Monday, October 4, 2010

Shocked by culture?

Well, today was the first day of school! I guess I'll start with a little summary...

Woke up at 4.44. If you know me at all, you'll know that this is a MISERABLE time for me, yet I somehow am going to be doing it 4 days a week (I have Fridays off)! My train leaves a station about 25 minutes away at 5.56, so I'll be waking up before 5 every day... going to take some getting used to. Anyway, I panicked and thought I'd missed my connection to the train station, when magically the stop I needed appeared in front of me! In my excitement, I forgot to buy a ticket... The ticket man scolded me (in an intense dialect) and repeated 65,95 and then walked away, which left me confused, but still on the train so I just sat there and pretended we were all good. And apparently it was! 

I got to Krems an der Donau and followed some school-looking children up a hill to my school! I'm teaching in two schools, conveniently located in the same building. The tourism school (HLK) is my "base school", and is AWESOME. The tourism floor is completely remodeled, and I have a spot in the faculty room (since the students stay in one classroom always, the faculty have to have a place to put their things) and found out where the magic coffee is, so I'm set!  Students take lessons in all sorts of things related to tourism, like working at reception, cooking, serving, etc. They also must wear uniforms to school, with ties and nametags! The school has a kitchen in the basement, or wait, 4 KITCHENS, and when I was on my tour I got to sample the Kaiserschmarrn, a delicious dessert. 

I worked in 2 classes today, both tourism. The students were the same age but had different levels of German, but I did the same activity of getting to know a little about me. Weirdly, the students don't know of Microsoft or Boeing and barely Starbucks... but they do know the Space Needle from Grey's Anatomy and that Twilight was filmed in the area. Thanks pop culture.

The business school is much more normal-looking, with a crowded staff room and un-uniformed students. I haven't really had much interaction down there yet, but I'll be splitting my schedule between the 2 schools so I will get used to it soon. 

Anyway, I'm feeling a little crazy today. I don't know where my knowledge of German went, but it's really not there and I'm struggling to communicate much. The Austrian accent is pretty hard to understand, and it's difficult to not be able to understand fully and be able to communicate when I have a problem, or just to be myself and make jokes! I hope it comes back soon... but I'm such a perfectionist, I don't really want to sound like an idiot so I often just don't talk. I think I need to find some way to work on my vocabulary so I can feel like I know more than 10 words.

If I could do just one near perfect thing I’d be happy.
They’d write it on my grave, or when they scattered my ashes.
On second thoughts, I’d rather hang around and be there with my best friend...

Some thoughts:
  • People are essentially the same.

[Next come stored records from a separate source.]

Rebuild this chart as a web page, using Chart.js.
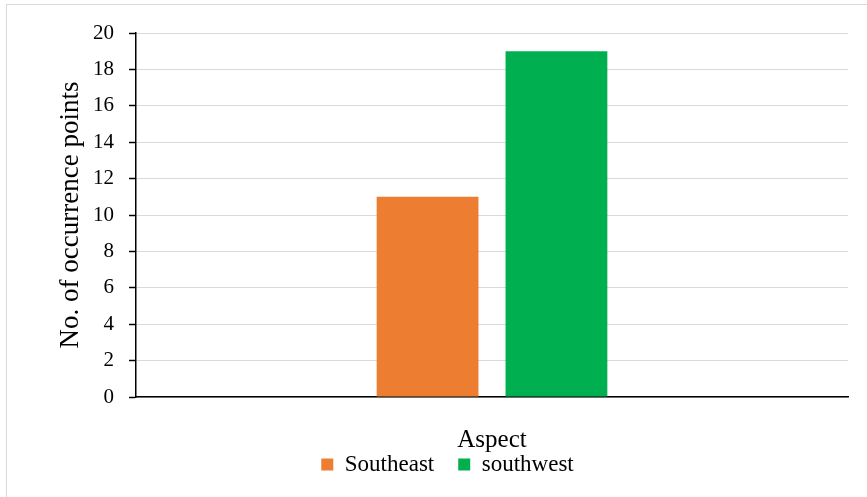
<!DOCTYPE html>
<html>
<head>
<meta charset="utf-8">
<script src="https://cdn.jsdelivr.net/npm/chart.js@4/dist/chart.umd.min.js"></script>
<style>
  html, body { margin: 0; padding: 0; background: #fff; overflow: hidden; }
  #wrap { position: relative; width: 867px; height: 497px; overflow: hidden; }
  #frame { position: absolute; left: 6px; top: 4px; width: 1000px; height: 1000px;
           border-top: 1px solid #d9d9d9; border-left: 1px solid #d9d9d9; }
  canvas { position: absolute; left: 0; top: 0; }
</style>
</head>
<body>
<div id="wrap">
  <div id="frame"></div>
  <canvas id="c" width="867" height="497"></canvas>
</div>
<script>
// Occurrence points by slope aspect
const categories = [''];
const seriesNames = ['Southeast', 'southwest'];
const southeast = [11];
const southwest = [19];
const yTicks = [0, 2, 4, 6, 8, 10, 12, 14, 16, 18, 20];

const serif = '"Liberation Serif", "Times New Roman", serif';

new Chart(document.getElementById('c'), {
  type: 'bar',
  data: {
    labels: categories,
    datasets: [
      { label: seriesNames[0], data: southeast, backgroundColor: '#ED7D31' },
      { label: seriesNames[1], data: southwest, backgroundColor: '#00B050' }
    ]
  },
  options: {
    responsive: false,
    animation: false,
    devicePixelRatio: 1,
    barPercentage: 0.79,
    categoryPercentage: 0.362,
    layout: { padding: { left: 47, right: 19, top: 33, bottom: 11 } },
    plugins: {
      tooltip: { enabled: false },
      legend: {
        position: 'bottom',
        labels: {
          boxWidth: 12,
          boxHeight: 12,
          padding: 24,
          color: '#000',
          font: { family: serif, size: 23 }
        }
      }
    },
    scales: {
      x: {
        grid: { display: false },
        border: { display: true, color: '#000', width: 1.5 },
        ticks: { display: false },
        title: {
          display: true,
          text: 'Aspect',
          color: '#000',
          font: { family: serif, size: 25 },
          padding: { top: 0, bottom: -26 }
        },
        afterFit: (s) => { s.height = 32; }
      },
      y: {
        min: 0,
        max: 20,
        afterBuildTicks: (s) => { s.ticks = yTicks.map(v => ({ value: v })); },
        grid: {
          color: '#d9d9d9',
          lineWidth: 1,
          drawTicks: true,
          tickLength: 7,
          tickColor: '#000',
          tickWidth: 1.5
        },
        border: { display: true, color: '#000', width: 1.5 },
        ticks: {
          color: '#000',
          padding: 15,
          font: { family: serif, size: 21 }
        },
        title: {
          display: true,
          text: 'No. of occurrence points',
          color: '#000',
          font: { family: serif, size: 27 },
          padding: { top: 8, bottom: 0 }
        },
        afterFit: (s) => { s.width = 89; }
      }
    }
  }
});
</script>
</body>
</html>
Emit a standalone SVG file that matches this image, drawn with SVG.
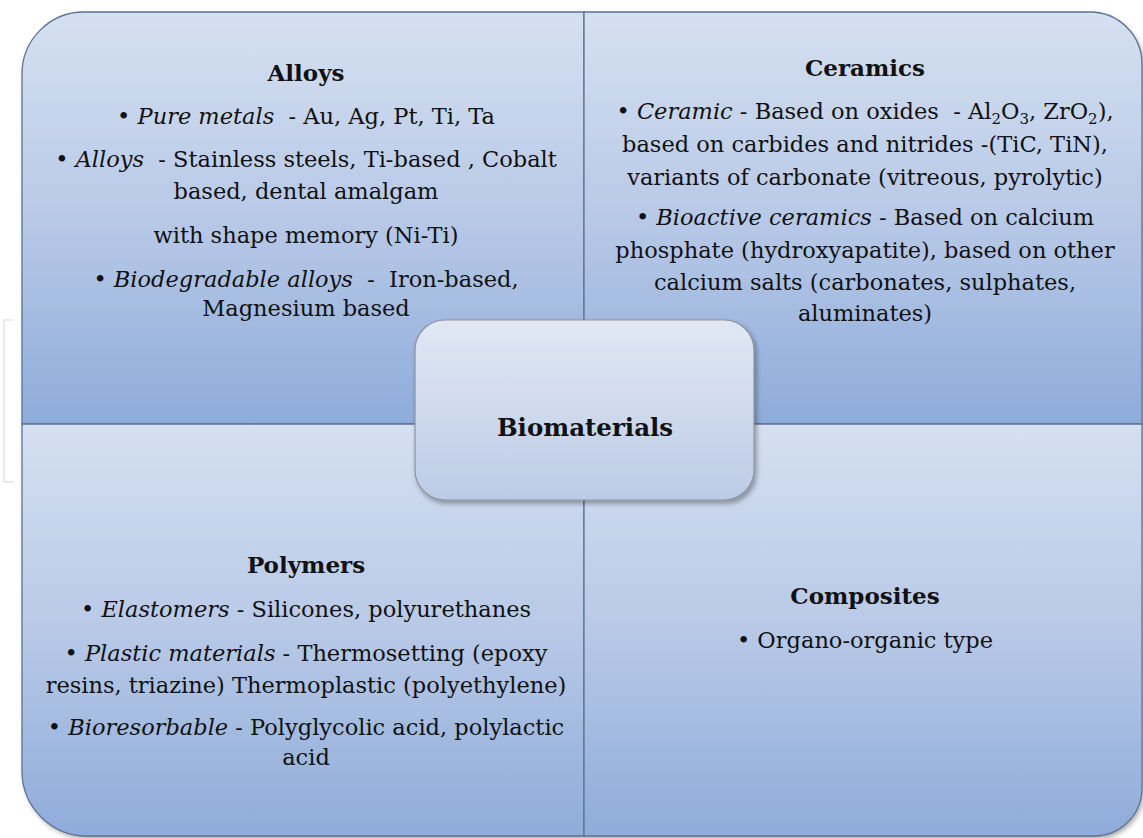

It was nice to be surrounded by all sorts of Americans and Great Brits to be reminded that just because Portland is ridiculously homogeneous, the rest of the English-speaking world (and the whole world) is just the same... some people you'll get along with, some you won't, everyone dressing the same, everyone basically valuing similar things... you just have to find the way to communicate with everyone.
  • Europe is more expensive without provided meals and a stipend provided for weekends...
  • Students in these classes are much more eager than students in the US. Even the quiet ones seem to always pay attention, and often they are just quiet because they don't speak the language.
  • The two ways to get out of things is to either act with confidence, or act with complete ignorance. When I forgot (literally) to buy a ticket this morning, I just acted like an idiot and got away with it!
  • The time change is more frustrating than I remember. But then again, sometimes there's just not much to say to people back home... but then again, I often feel like people will never "care" about what is going on in my life if it doesn't relate to them, which might (probably) be wrong.
  • The Viennese drink a lot! And, sleep very little. I am the opposite!
  • It's interesting to be surrounded by all this Catholicism. I feel like I've encountered a lot of people who just accept their faith as what was given to them, and it's such a part of life here that they just DO Catholicism, without questioning. Sure, the holidays are great, but I don't agree with believing something just because everyone around you does...
  • I don't miss home that much. I feel pretty at home in Vienna so far, though it's hard to not know where many things are. It's both a blessing and a curse to have Jenni with me. We can just sit and do nothing and be quiet, or go out and get lost together and that's fantastic. However, I have a tendency to not do things I should unless I'm forced to. Today I went by myself to get my monthly train ticket and did well! Spoke German, didn't get lost in the renovation of Westbahnhof... I just need to work on being independent more. 

1 comment:

  1. definitely true #4, my friend liza's most important lesson learned from working for the US government, its better to ask for forgiveness than permission! works every time! miss you!